* **Given problem**
Repeat the records below exactly, from the first line through the line containing "from matplotlib.patches import Rectangle", and leave out any pictures.

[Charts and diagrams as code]

_ _ _

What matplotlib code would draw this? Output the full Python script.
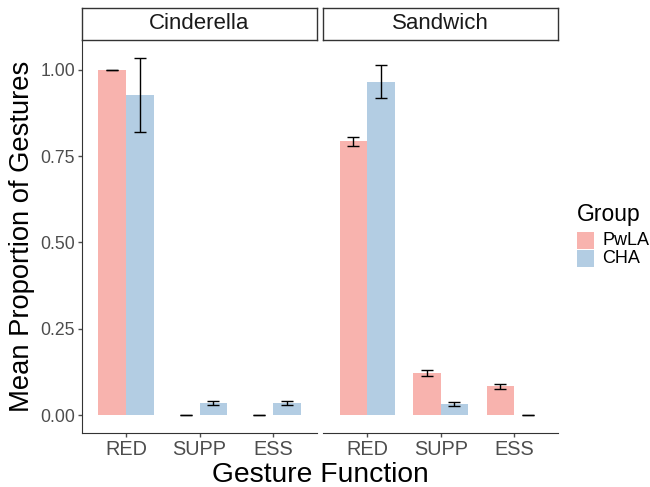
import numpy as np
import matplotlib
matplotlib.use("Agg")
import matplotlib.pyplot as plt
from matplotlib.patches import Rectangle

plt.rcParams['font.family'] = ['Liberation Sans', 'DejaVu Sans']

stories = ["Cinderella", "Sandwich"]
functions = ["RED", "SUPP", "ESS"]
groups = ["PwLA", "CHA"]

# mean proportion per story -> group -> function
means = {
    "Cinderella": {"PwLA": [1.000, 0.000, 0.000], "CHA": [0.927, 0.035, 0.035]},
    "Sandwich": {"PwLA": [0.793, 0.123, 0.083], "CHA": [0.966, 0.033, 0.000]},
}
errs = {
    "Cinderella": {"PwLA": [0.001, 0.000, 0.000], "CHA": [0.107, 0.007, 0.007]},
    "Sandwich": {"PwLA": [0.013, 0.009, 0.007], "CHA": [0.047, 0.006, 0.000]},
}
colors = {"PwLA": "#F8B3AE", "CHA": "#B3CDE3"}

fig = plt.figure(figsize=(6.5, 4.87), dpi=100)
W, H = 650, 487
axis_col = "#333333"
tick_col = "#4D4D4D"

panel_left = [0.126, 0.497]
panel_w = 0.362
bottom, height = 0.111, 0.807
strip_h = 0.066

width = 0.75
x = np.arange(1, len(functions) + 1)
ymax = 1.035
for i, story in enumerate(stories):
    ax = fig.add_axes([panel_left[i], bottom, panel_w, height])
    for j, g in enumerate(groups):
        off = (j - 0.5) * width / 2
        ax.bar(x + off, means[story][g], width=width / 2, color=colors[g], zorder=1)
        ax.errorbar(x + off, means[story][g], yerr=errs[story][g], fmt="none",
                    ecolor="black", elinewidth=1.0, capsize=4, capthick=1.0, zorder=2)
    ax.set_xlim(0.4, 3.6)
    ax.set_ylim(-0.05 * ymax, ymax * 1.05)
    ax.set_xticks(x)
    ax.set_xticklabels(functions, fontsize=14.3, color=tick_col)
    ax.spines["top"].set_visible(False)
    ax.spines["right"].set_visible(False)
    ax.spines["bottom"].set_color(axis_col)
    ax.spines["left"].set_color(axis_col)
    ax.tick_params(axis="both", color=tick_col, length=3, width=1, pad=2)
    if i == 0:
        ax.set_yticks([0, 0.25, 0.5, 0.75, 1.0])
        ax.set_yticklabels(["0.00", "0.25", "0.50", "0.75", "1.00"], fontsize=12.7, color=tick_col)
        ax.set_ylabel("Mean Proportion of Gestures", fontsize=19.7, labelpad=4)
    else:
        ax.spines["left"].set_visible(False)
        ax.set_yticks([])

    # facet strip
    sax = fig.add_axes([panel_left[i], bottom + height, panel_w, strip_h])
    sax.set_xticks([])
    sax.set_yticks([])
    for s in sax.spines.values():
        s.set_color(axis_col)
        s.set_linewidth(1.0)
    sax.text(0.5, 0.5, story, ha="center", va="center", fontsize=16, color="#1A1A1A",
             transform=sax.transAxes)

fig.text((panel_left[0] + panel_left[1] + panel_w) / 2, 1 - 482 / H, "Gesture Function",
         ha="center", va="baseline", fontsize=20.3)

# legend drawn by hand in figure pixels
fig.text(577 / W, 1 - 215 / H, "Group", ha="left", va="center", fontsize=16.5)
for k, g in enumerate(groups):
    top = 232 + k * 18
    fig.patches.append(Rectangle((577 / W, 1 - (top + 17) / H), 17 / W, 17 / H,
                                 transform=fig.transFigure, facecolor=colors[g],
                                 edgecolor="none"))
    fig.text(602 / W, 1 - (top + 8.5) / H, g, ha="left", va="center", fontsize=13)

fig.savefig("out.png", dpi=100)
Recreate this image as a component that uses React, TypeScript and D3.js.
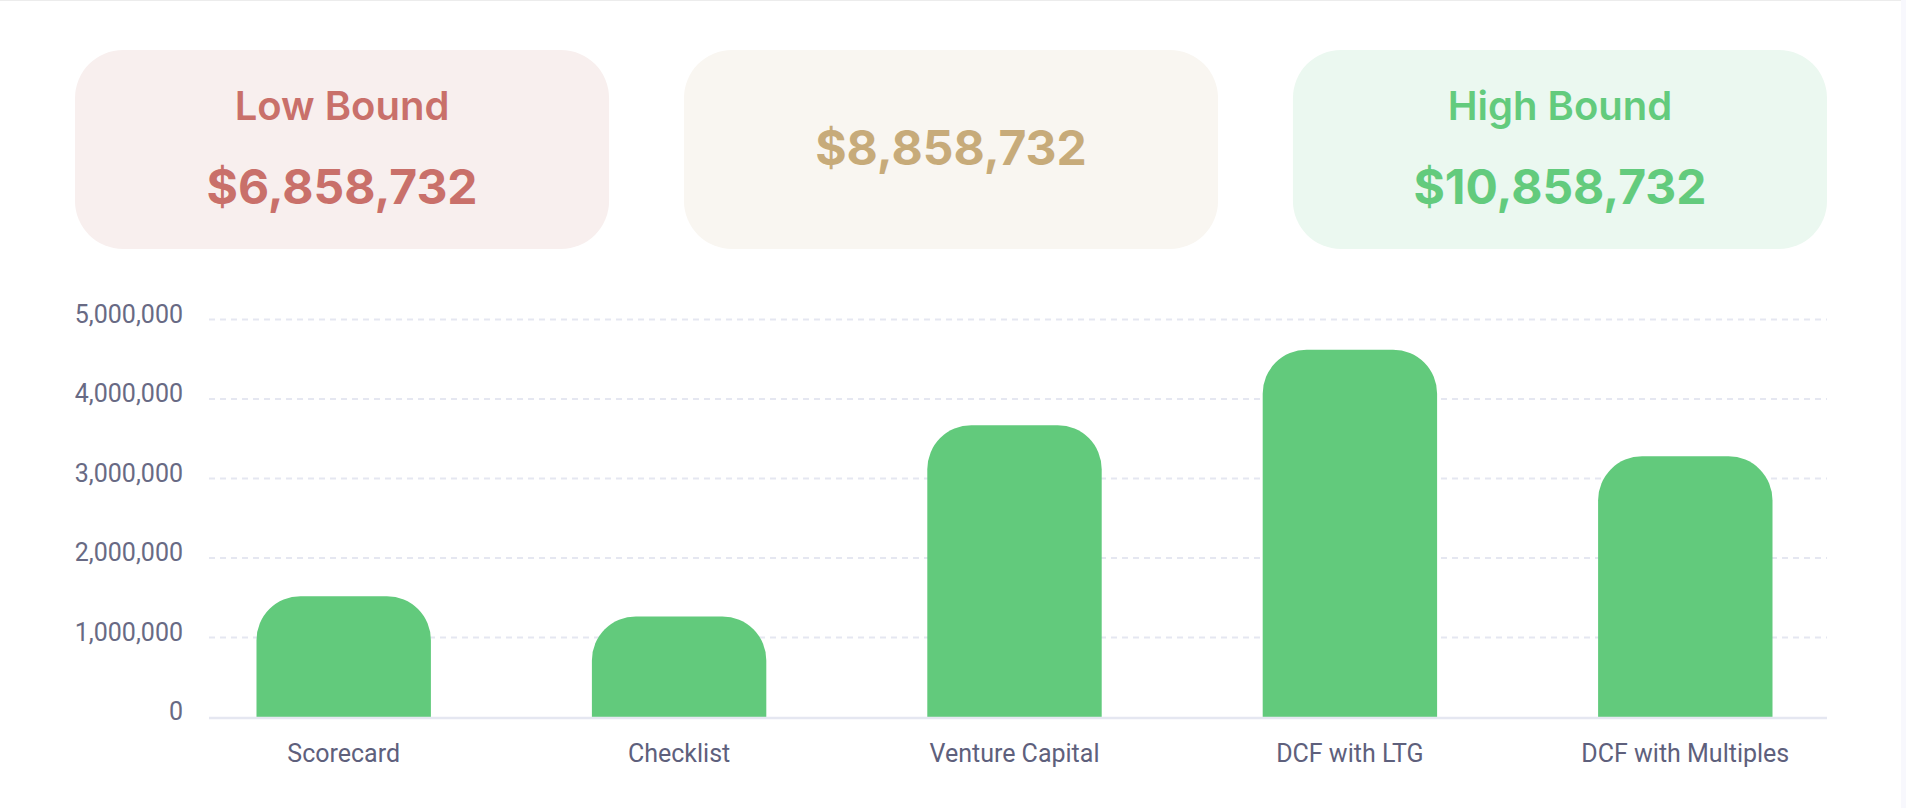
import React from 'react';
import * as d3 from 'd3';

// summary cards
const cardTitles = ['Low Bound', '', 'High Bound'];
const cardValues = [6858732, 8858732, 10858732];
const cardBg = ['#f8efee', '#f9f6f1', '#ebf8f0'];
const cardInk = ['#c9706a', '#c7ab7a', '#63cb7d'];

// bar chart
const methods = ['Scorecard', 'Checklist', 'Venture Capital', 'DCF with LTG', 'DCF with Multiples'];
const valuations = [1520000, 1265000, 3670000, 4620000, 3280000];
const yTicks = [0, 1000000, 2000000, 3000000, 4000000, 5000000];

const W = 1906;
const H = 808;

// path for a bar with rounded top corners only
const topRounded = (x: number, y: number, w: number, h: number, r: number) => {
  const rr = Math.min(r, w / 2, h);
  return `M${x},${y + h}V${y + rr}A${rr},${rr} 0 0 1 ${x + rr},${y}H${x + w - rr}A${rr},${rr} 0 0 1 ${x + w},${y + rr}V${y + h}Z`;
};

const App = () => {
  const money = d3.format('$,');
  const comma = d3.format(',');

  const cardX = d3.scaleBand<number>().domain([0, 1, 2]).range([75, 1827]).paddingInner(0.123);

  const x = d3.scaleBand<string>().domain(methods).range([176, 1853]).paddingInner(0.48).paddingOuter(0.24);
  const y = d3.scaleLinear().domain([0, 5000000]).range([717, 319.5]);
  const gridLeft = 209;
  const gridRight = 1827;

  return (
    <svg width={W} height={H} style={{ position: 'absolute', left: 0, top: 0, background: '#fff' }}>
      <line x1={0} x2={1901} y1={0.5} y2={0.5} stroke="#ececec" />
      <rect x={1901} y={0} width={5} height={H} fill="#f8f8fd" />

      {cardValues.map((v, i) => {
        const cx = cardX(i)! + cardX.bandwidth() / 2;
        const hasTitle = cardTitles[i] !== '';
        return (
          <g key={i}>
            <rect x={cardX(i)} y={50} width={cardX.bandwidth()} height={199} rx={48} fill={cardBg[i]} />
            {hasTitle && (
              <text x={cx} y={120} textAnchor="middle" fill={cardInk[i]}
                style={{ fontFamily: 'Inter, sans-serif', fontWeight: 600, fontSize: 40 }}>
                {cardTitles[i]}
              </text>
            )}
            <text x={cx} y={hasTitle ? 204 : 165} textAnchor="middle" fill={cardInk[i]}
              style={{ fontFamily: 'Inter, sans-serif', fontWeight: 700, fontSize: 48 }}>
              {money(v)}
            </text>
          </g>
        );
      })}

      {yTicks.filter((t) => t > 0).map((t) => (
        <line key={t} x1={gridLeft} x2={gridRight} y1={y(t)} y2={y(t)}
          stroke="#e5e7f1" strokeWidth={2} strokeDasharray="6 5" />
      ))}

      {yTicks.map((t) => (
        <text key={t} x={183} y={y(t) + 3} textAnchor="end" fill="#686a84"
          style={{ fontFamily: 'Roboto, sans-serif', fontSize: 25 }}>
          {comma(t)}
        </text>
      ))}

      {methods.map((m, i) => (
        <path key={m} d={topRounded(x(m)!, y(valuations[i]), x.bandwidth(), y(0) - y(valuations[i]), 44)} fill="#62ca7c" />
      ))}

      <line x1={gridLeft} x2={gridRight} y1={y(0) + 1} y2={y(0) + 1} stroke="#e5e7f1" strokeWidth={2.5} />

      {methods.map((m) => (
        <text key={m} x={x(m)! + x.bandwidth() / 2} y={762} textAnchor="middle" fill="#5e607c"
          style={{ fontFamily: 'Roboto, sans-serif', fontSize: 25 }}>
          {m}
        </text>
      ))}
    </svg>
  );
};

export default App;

_ _ _

* **Exercise response**
What matplotlib code would draw this? Output the full Python script.
import numpy as np
import matplotlib
matplotlib.use("Agg")
import matplotlib.pyplot as plt
from matplotlib.patches import Rectangle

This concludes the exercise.